Ce projet, du nom de Grand Saint-Pierre, a notamment accouché de l’installation de 32 totems mémoriels à l’entrée de la ville, marquant durablement le paysage pierrotain.
La question des traces, selon l’écrivain, a d’ailleurs été très bien saisie par les urbanistes, qui fouillent de plus en plus dans les archives et la mémoire des lieux afin de concevoir des aménagements qui puissent « d’une certaine manière accompagner la résurgence de ce qui s’est produit avant ». La production artistique ne peut qu’enrichir ce travail et investir les paysages urbains pour s’imposer à chacun-e : « Il y a eu 30 000 morts dans la ville de Saint-Pierre. Nulle part leur nom n’est inscrit. J’ai pensé que l’on pourrait installer des clous mémoriels. On trouverait la liste des personnes, on mettrait leurs noms sur ces clous que l’on planterait, et qui pourraient être phosphorescents par exemple… Ainsi le soir toute la ville se mettrait à briller avec ces petites lueurs, chaque lueur étant le souvenir d’une personne qui a habité là ».
Dans ses récits comme à travers sa parole et son action, Patrick Chamoiseau délie un imaginaire relationnel conscient de la complexité du monde, conscient aussi des dangers d’une construction mémorielle qui serait détachée des autres, et empreint de la double exigence de l’épanouissement personnel et du vivre-en-relation.
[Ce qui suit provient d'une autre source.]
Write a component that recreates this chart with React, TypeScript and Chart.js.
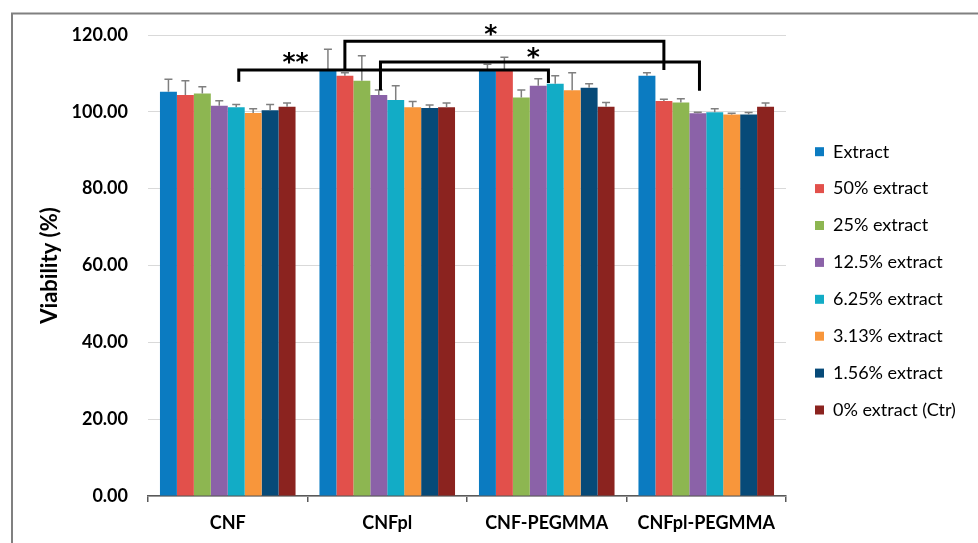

Il refuse ainsi d’entrer dans toute logique de confrontation des discours historiques, à laquelle il oppose un fleurissement des mémoires. L’art, dit-il, dispose en ce sens d’atouts précieux, la beauté et la poésie, pour mettre en concert les mémoires « sans agressivité, sans verticalité, sans nécessité d’avoir une prégnance monumentale d’une mémoire sur une autre, donc de manière plus diffuse et plus liée au sensible ».